La renommée grandissante de l’adaptation du roman de l’Allemand Bernhard Schlink Le Liseur par Stephen Daldry — film pour lequel l’actrice Kate Winslet a reçu un oscar cette année — n’est sans doute pas étrangère à la production et la distribution de The Other Man, tiré d’une nouvelle du même auteur par l’homme de théâtre Richard Eyre. Bien que la nouvelle ait été écrite et publiée en 2000, le réalisateur de Stage Beauty et de Chronique d’un scandale tâche de lui donner un contexte plus moderne — par une volonté un peu artificielle de mettre le propos en phase avec son temps. Mais la modernité, au cinéma comme ailleurs, ce n’est pas si simple.
Les époux de la nouvelle ont été rajeunis, la femme n’est plus musicienne mais créatrice de chaussures de mode, elle ne communique plus avec son amant par lettres mais par e‑mails qu’elle stocke dans un répertoire encrypté sur un MacBook ™. En dehors de ces quelques gadgets, cette adaptation nous ressert, vue du point de vue du mari en proie au doute après la disparition de sa moitié, une histoire de ménage à trois aux ressorts très rebattus. Soit une femme aux occupations vaguement artistiques (Laura Linney, minimaliste), mariée à un ingénieur informaticien aimant mais un peu trop routinier (Liam Neeson, tout en voix rauque un peu pénible) qu’elle estime tout en trouvant l’amour passionné dans les bras d’un autre (Antonio Banderas, dont la vision en vieux beau à la prestance cadrée en plan rapproché reste assez fascinante). On sent bien qu’avec ces personnages en demi-teinte (la femme secrète, le mari qui se surprend à la violence en découvrant son cocufiage, l’amant parasite social), le film voudrait engager les questionnements sur des relations de couple basées sur le mensonge et l’omission, et la difficulté pour chacun d’assumer la vérité sur soi-même et sur ses proches.
« Cellule familiale »
Pour y parvenir, il aurait fallu que ce drame de l’adultère et de la jalousie lance quelque piste vers le réel intime qu’il fait mine de vouloir faire remonter à la surface. Or il ne décolle jamais au-delà d’un alignement de clichés surannés, articulés par des mises en situation des plus artificielles. Linney s’épanouit au grand air et sous la couette avec son latin lover méditerranéen beau parleur au cours de week-ends romantiques sur le lac de Côme, et Neeson d’engager les hostilités avec son rival autour d’un plateau d’échecs. Dès lors, de rencontres invraisemblables (Neeson croise sur un trottoir de Milan sa propre fille qui venait le chercher) en situations jouant d’une excentricité en toc (Banderas refaisant sa plomberie et nourrissant son perroquet), chaque scène donnant immédiatement lieu à des dialogues se voulant tellement subtils qu’ils en deviennent lourds de leur sur-écriture, l’ensemble fait l’effet d’un roman-photo porté à l’écran avec des procédés de théâtre filmé en lieu et place d’un travail de cinéma. Ainsi, d’une ellipse du début (la disparition de Madame), on nous révèle le contenu aux deux tiers du film, ce qui entraîne aussitôt un grand déballage psychologique sur la médiocrité des âmes de chacun, expédiant alors tout ce qu’on se proposait d’intéressant à dire au départ, sans plus d’autre choix que de diriger les dernières minutes sur une voie de garage assez floue, entre pardon et repli sur soi.

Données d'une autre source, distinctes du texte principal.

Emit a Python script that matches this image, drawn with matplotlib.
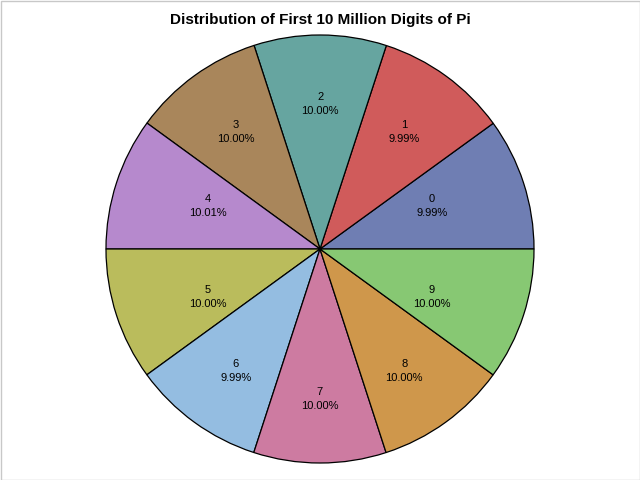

The Other Man, malgré une certaine recherche de modernité, se révèle en fait un objet assez poussiéreux, et même pas aussi progressiste qu’il voudrait l’être dans son récit d’un amour clandestin mais vrai. Si les photos volées des deux amants, avec leur gros grain façon Nan Goldin, ont quelque chose de rafraîchissant, la relation extra-conjugale reste marginalisée, interdite, appelée à cesser. Le film évolue à se resserrer autour d’une cellule familiale réduite au couple père/fille à la simplicité rassurante, d’où tout élément extérieur susceptible de s’y interposer (la mère fautive, son amant, mais aussi le petit copain de la fille, qu’on montre constamment à la ramasse) est insidieusement exclu. Sérénité retrouvée en se repliant sur ce qui reste de son cocon familial : une vague odeur de renfermé flotte sur cette petite vision de l’existence.